Remembering God in a World that Forgets

On this Thanksgiving Day, we remember the countless blessings of Almighty God. Simply our grateful remembrance of God is transformative and inclines us to become more and more vessels of Divine Charity, other “humanities” (as Bl. Elizabeth of the Trinity would say) wherein Christ can live His Paschal Mystery.

From the Soliloquies of St. Teresa of Jesus: “My soul grew greatly distressed, my God, while considering the glory You’ve prepared for those who persevere in doing Your will, the number of trials and sufferings by which Your Son gained it, and how much in its greatness love [which at such a cost taught us to love] deserves our gratitude. How is it possible, Lord, that all this love is forgotten and that mortals are so forgetful of You when they offend You? O my Redeemer, and how completely forgetful of themselves they are! What great goodness is Yours, that You then remember us, and that though we have fallen through the mortal wound we inflicted on You, You return to us, forgetful of this, to lend a hand and awaken us from so incurable a madness, that we might seek and beg salvation of you! Blessed be such a Lord; blessed be such great mercy; and praised forever such tender compassion!” (3.1).

Let us always remember … and give thanks.

1411, 2012

The Lineage of Holiness…

St. Teresa of Jesus, foundress and reformer

St. Teresa of Jesus, foundress and reformer

I am in Brighton, MA for a gathering of the Plenary Provincial Council, which is a consultative body composed of the provincial, his council, the superiors of all our monasteries, and elected delegates from the various communities.

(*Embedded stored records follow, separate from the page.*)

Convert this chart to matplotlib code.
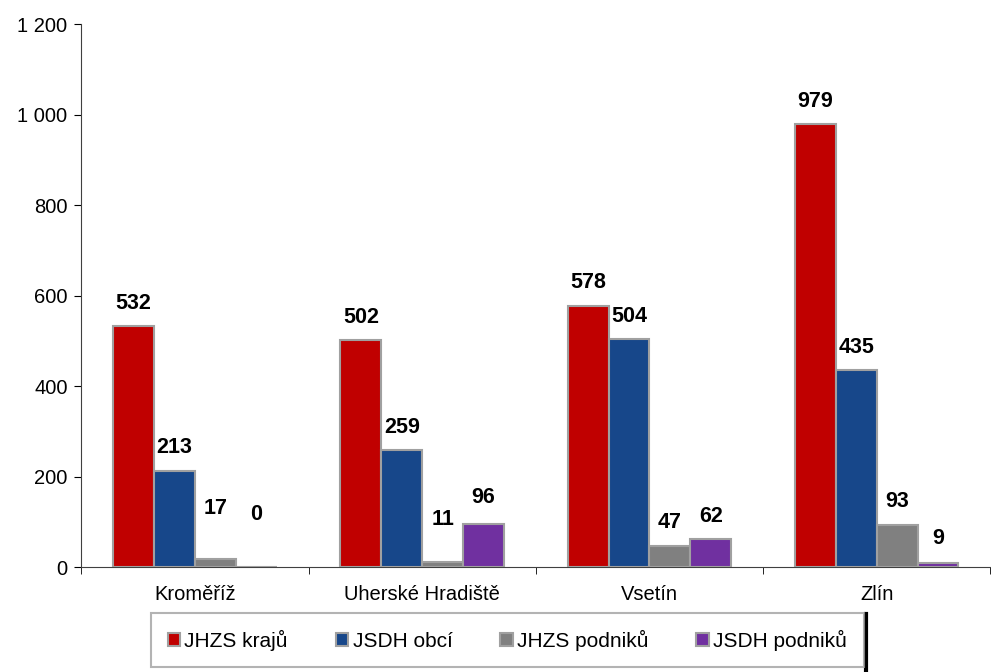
import matplotlib.pyplot as plt
import numpy as np
from matplotlib.ticker import FuncFormatter, FixedLocator
from matplotlib.lines import Line2D

plt.rcParams['font.family'] = ['Liberation Sans', 'DejaVu Sans']

# data
okresy = ['Kroměříž', 'Uherské Hradiště', 'Vsetín', 'Zlín']
serie = ['JHZS krajů', 'JSDH obcí', 'JHZS podniků', 'JSDH podniků']
jhzs_kraju = [532, 502, 578, 979]
jsdh_obci = [213, 259, 504, 435]
jhzs_podniku = [17, 11, 47, 93]
jsdh_podniku = [0, 96, 62, 9]

hodnoty = [jhzs_kraju, jsdh_obci, jhzs_podniku, jsdh_podniku]
barvy = ['#C00000', '#17478A', '#808080', '#7030A0']

# posun popisku nad sloupcem (v bodech) - Excel nektere posunul vys
posun = [[16.5, 16.5, 16.5, 16.5],
         [16.5, 16.5, 16.5, 16.5],
         [37, 31, 17, 17],
         [38, 19, 16.5, 18]]

fig = plt.figure(figsize=(9.91, 6.72), dpi=100)
ax = fig.add_axes([0.0822, 0.156, 0.917, 0.808])

x = np.arange(len(okresy))
sirka = 0.18

for i, (nazev, vals) in enumerate(zip(serie, hodnoty)):
    pos = x + (i - 1.5) * sirka
    ax.bar(pos, vals, sirka, color=barvy[i], edgecolor='#A0A0A0',
           linewidth=1.5, label=nazev, zorder=3)
    for j, v in enumerate(vals):
        ax.annotate(str(v), (pos[j], v), xytext=(0, posun[i][j]),
                    textcoords='offset points', ha='center', va='center',
                    fontsize=15.5, fontweight='bold')

ax.set_xlim(-0.5, len(okresy) - 0.5)
ax.set_ylim(0, 1200)
ax.set_yticks(range(0, 1201, 200))
ax.yaxis.set_major_formatter(FuncFormatter(lambda v, p: f'{int(v):,}'.replace(',', ' ')))

ax.set_xticks(x)
ax.set_xticklabels(okresy)
ax.xaxis.set_minor_locator(FixedLocator(np.arange(-0.5, len(okresy), 1.0)))
ax.tick_params(axis='x', which='major', length=0, labelsize=14.5, pad=13)
ax.tick_params(axis='x', which='minor', length=5, direction='out')
ax.tick_params(axis='y', length=5, direction='out', labelsize=14.5, pad=5)

ax.spines['top'].set_visible(False)
ax.spines['right'].set_visible(False)
ax.spines['left'].set_color('#404040')
ax.spines['bottom'].set_color('#404040')

leg = fig.legend(loc='center', bbox_to_anchor=(0.512, 0.0476), ncol=4,
                 fontsize=15, frameon=True, fancybox=False,
                 handlelength=0.6, handleheight=0.6, handletextpad=0.2,
                 columnspacing=2.3, borderpad=0.8)
leg.get_frame().set_edgecolor('#A0A0A0')
leg.get_frame().set_linewidth(1.5)
for h in leg.legend_handles:
    h.set_edgecolor('#A0A0A0')

# cerny pruh vpravo u legendy (stin jako v originale)
fig.add_artist(Line2D([0.8735, 0.8735], [0.0, 0.086], color='black', linewidth=3))

fig.savefig('out.png', dpi=100)
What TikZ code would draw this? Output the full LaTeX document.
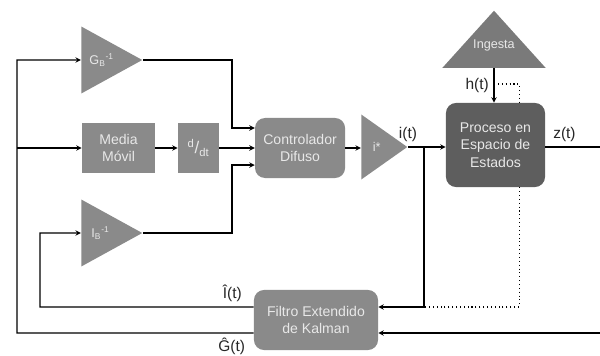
\documentclass[tikz,border=0pt]{standalone}
\usepackage{fontspec}
\setmainfont{Liberation Sans}
\usetikzlibrary{shapes.geometric, arrows, positioning, calc}
\definecolor{boxfill}{RGB}{138,138,138}
\definecolor{procfill}{RGB}{94,94,94}
\definecolor{ingfill}{RGB}{122,122,122}
\definecolor{boxtext}{RGB}{232,232,232}
\tikzstyle{block} = [rectangle, minimum width=1.825cm, minimum height=1.225cm, text centered, align=center, fill=boxfill, text=boxtext, font=\fontsize{10}{12.6}\selectfont]
\tikzstyle{rblock} = [block, rounded corners=0.25cm]
\tikzstyle{gain} = [isosceles triangle, isosceles triangle stretches, inner sep=0pt, fill=boxfill, text=boxtext, font=\fontsize{9}{11}\selectfont]
\tikzstyle{arrow} = [line width=0.75pt,->,>=stealth]
\tikzstyle{feed} = [line width=0.75pt, dotted]
\tikzstyle{sig} = [font=\fontsize{11}{13}\selectfont, text=black!85]

\begin{document}
\begin{tikzpicture}[x=0.025cm, y=-0.025cm, node distance=2cm]
    \useasboundingbox (0,0) rectangle (600,356);
    \node (gb) [gain, minimum width=1.675cm, minimum height=1.525cm, anchor=apex] at (143,60) {G\textsubscript{B}\textsuperscript{-1}};
    \node (media) [block] at (118.5,148) {Media\\Móvil};
    \node (ddt) [block, right of=media, minimum width=1.025cm] {{\large\textsuperscript{d}/\textsubscript{dt}}};
    \node (ctrl) [rblock, right of=ddt, node distance=2.5375cm, minimum width=2.25cm, minimum height=1.5cm] {Controlador\\Difuso};
    \node (istar) [gain, minimum width=1.625cm, minimum height=1.15cm, anchor=apex] at (408,147) {i*};
    \node (proc) [rblock, fill=procfill, minimum width=2.475cm, minimum height=2.1cm] at (495.5,145) {Proceso en\\Espacio de\\Estados};
    \node (ingesta) [gain, shape border rotate=90, fill=ingfill, minimum width=2.575cm, minimum height=1.425cm, anchor=apex] at (494,10) {\makebox[0pt]{\raisebox{-2.5pt}[0pt][0pt]{Ingesta}}};
    \node (ib) [gain, minimum width=1.675cm, minimum height=1.525cm, anchor=apex] at (143,233) {I\textsubscript{B}\textsuperscript{-1}};
    \node (kalman) [rblock, minimum width=3.1cm, minimum height=1.5cm] at (316,320) {Filtro Extendido\\de Kalman};

    \coordinate (bus) at (17,148);
    \coordinate (split) at (424,147);
    \coordinate (corner) at (424,307);
    \coordinate (hobs) at (498,84);
    \coordinate (zout) at (600,147);
    \coordinate (zin) at (600,333);

    \draw [arrow] ([yshift=-0.325cm]kalman.west) -- node[sig, below, pos=0.093] {Ĝ(t)} (17,333) -- (17,60) -- (gb.west);
    \draw [arrow] (bus) -- (media.west);
    \draw [arrow] ([yshift=0.325cm]kalman.west) -- node[sig, above, pos=0.1] {Î(t)} (40,307) |- (ib.west);
    \draw [arrow] (media) -- (ddt);
    \draw [arrow] (ddt) -- (ctrl);
    \draw [arrow] (gb.apex) -- (232,60) |- ([yshift=0.5cm]ctrl.west);
    \draw [arrow] (ib.apex) -- (232,233) |- ([yshift=-0.425cm]ctrl.west);
    \draw [arrow] (ctrl.east) -- (ctrl.east -| istar.west);
    \draw [arrow] (istar.apex) -- node[sig, above, pos=0] {i(t)} (istar.apex -| proc.west);
    \draw [arrow] (split) -- (corner) -- (corner -| kalman.east);
    \draw [line width=0.75pt] (zout -| proc.east) -- node[sig, above, pos=0.35] {z(t)} (zout);
    \draw [arrow] (zin) -- (zin -| kalman.east);
    \draw [arrow] (ingesta.south) -- node[sig, left] {h(t)} (ingesta.south |- proc.north);
    \draw [feed] (hobs) -| ([xshift=0.59cm]proc.north);
    \draw [feed] ([xshift=0.59cm]proc.south) |- (corner);
\end{tikzpicture}
\end{document}
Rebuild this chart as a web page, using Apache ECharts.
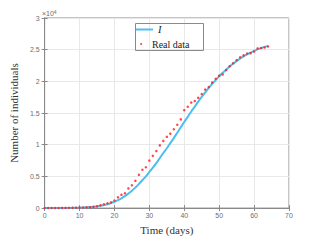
<!DOCTYPE html>
<html><head><meta charset="utf-8">
<script src="https://cdn.jsdelivr.net/npm/echarts@6/dist/echarts.min.js"></script>
<style>html,body{margin:0;padding:0;background:#fff}#c{width:320px;height:240px}</style>
</head><body><div id="c"></div>
<script>
// Days (x) for both series
const days = [0,1,2,3,4,5,6,7,8,9,10,11,12,13,14,15,16,17,18,19,20,21,22,23,24,25,26,27,28,29,30,31,32,33,34,35,36,37,38,39,40,41,42,43,44,45,46,47,48,49,50,51,52,53,54,55,56,57,58,59,60,61,62,63,64];
// Model curve I (units of 1e4 individuals)
const modelI = [0.0005,0.0006,0.0008,0.001,0.0013,0.0017,0.0022,0.003,0.004,0.005,0.0065,0.009,0.012,0.016,0.021,0.028,0.036,0.047,0.06,0.078,0.10,0.125,0.155,0.19,0.23,0.275,0.325,0.38,0.44,0.50,0.57,0.64,0.71,0.79,0.87,0.945,1.025,1.105,1.19,1.275,1.36,1.44,1.525,1.60,1.68,1.755,1.825,1.895,1.96,2.02,2.08,2.135,2.185,2.235,2.28,2.32,2.36,2.395,2.425,2.455,2.48,2.505,2.525,2.545,2.56];
// Real data (units of 1e4 individuals)
const realData = [0.001,0.001,0.001,0.002,0.002,0.003,0.003,0.004,0.005,0.006,0.007,0.009,0.012,0.015,0.02,0.028,0.045,0.06,0.075,0.09,0.12,0.17,0.21,0.235,0.31,0.36,0.43,0.525,0.605,0.645,0.75,0.825,0.90,0.99,1.06,1.125,1.175,1.245,1.315,1.40,1.545,1.60,1.665,1.69,1.74,1.80,1.87,1.91,1.98,2.04,2.09,2.11,2.18,2.24,2.285,2.335,2.38,2.41,2.44,2.445,2.47,2.52,2.525,2.535,2.55];
// Tick labels
const xTicks = [0,10,20,30,40,50,60,70];
const yTicks = ['0','0.5','1','1.5','2','2.5','3'];
const seriesNames = ['I','Real data'];
const xLabel = 'Time (days)';
const yLabel = 'Number of individuals';

const chart = echarts.init(document.getElementById('c'), null, {renderer:'svg'});
const axisCol = '#8a8a8a';
const tickFont = {fontFamily:'Liberation Sans, Arial, sans-serif', fontSize:7, color:'#6e6e6e'};
const serif = 'Liberation Serif, DejaVu Serif, serif';
chart.setOption({
  animation:false,
  backgroundColor:'#fff',
  title:{text:'×10{s|4}', left:42, top:9, padding:0, textStyle:{fontSize:7, fontWeight:'normal', color:'#6e6e6e', fontFamily:'Liberation Sans, Arial, sans-serif', rich:{s:{fontSize:5, verticalAlign:'top', padding:[0,0,4,0], color:'#6e6e6e'}}}},
  grid:{left:42, right:31, top:18, bottom:26, show:true, borderColor:axisCol, borderWidth:1},
  legend:[
    {data:[{name:seriesNames[0], icon:'rect'}], left:135, top:24, itemWidth:18, itemHeight:2, itemGap:0, padding:0,
     textStyle:{fontFamily:serif, fontStyle:'italic', fontSize:10.5, color:'#222'}},
    {data:[{name:seriesNames[1], icon:'circle'}], left:140, top:39, itemWidth:12, itemHeight:2, itemGap:0, padding:0,
     textStyle:{fontFamily:serif, fontSize:10, color:'#222'}}
  ],
  graphic:[{type:'rect', left:133, top:21, shape:{width:68, height:27}, style:{fill:'none', stroke:axisCol, lineWidth:1}, z:100}],
  xAxis:[
    {type:'value', min:0, max:70, interval:10, name:xLabel, nameLocation:'middle', nameGap:15,
     nameTextStyle:{fontFamily:serif, fontSize:11, color:'#333'},
     axisLine:{show:true, lineStyle:{color:axisCol}}, axisTick:{show:true, inside:true, length:3, lineStyle:{color:axisCol}},
     axisLabel:Object.assign({margin:4, formatter:v=>xTicks.includes(v)?String(v):''}, tickFont),
     splitLine:{show:true, lineStyle:{color:'#e8e8e8', width:1}}},
    {type:'value', position:'top', min:0, max:70, interval:10, axisLine:{show:true, lineStyle:{color:axisCol}},
     axisTick:{show:true, inside:true, length:3, lineStyle:{color:axisCol}}, axisLabel:{show:false}, splitLine:{show:false}}
  ],
  yAxis:[
    {type:'value', min:0, max:3, interval:0.5, name:yLabel, nameLocation:'middle', nameGap:25, nameRotate:90,
     nameTextStyle:{fontFamily:serif, fontSize:11, color:'#333'},
     axisLine:{show:true, lineStyle:{color:axisCol}}, axisTick:{show:true, inside:true, length:3, lineStyle:{color:axisCol}},
     axisLabel:Object.assign({margin:5, formatter:v=>{const s=String(v);return yTicks.includes(s)?s:'';}}, tickFont),
     splitLine:{show:true, lineStyle:{color:'#e8e8e8', width:1}}},
    {type:'value', position:'right', min:0, max:3, interval:0.5, axisLine:{show:true, lineStyle:{color:axisCol}},
     axisTick:{show:true, inside:true, length:3, lineStyle:{color:axisCol}}, axisLabel:{show:false}, splitLine:{show:false}}
  ],
  series:[
    {name:seriesNames[0], type:'line', data:days.map((d,i)=>[d, modelI[i]]), showSymbol:false, symbol:'none', smooth:true,
     lineStyle:{color:'#4DBEEE', width:2}, itemStyle:{color:'#4DBEEE'}, z:2},
    {name:seriesNames[1], type:'scatter', data:days.map((d,i)=>[d, realData[i]]), symbol:'circle', symbolSize:2.5,
     itemStyle:{color:'#ff1a1a'}, z:3}
  ]
});
</script></body></html>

Today, for the Feast of All Carmelite Saints, Fr. Santulino Ekada, OCD, the prior of our monastery/student house in Nairobi, Kenya, preached on the responsibilities incumbent upon us friars who are “descendants” of the saints of Carmel.  He spoke strikingly of the African mindset of lineage.  It is of primary importance in the African culture to maintain the bloodline, to pass on the heritage of father to son, and to assure the continuity and growth of the clan or the tribe.  Still more, Fr. Santulino told us that one who breaks the lineage is considered accursed. And so, those religious and priests, who do not have biological children for the growth of the tribe, are also regarded accursed.

Analogously, it is the Discalced Carmelite community existing TODAY that bears aloft the call to holiness in Carmel.  As St. Teresa wrote, “…if those of us who are alive now have not fallen away from what they did in the past, and those who come after us do the same, the building will always stand firm. What use is it to me for the saints of the past to have been what they were, if I come along after them and behave so badly that I leave the building in ruins because of my bad habits?” “Any of you who sees your Order falling away in any respect must try to be the kind of stone the building can be rebuilt with—the Lord will help to rebuild it” (Foundations, 4.6,7).

Carmel is not a history to be learned, nor simply a spirituality to be studied, but a life to be lived.  May the Lord keep us faithful one day at a time that we may be counted one day among the saints!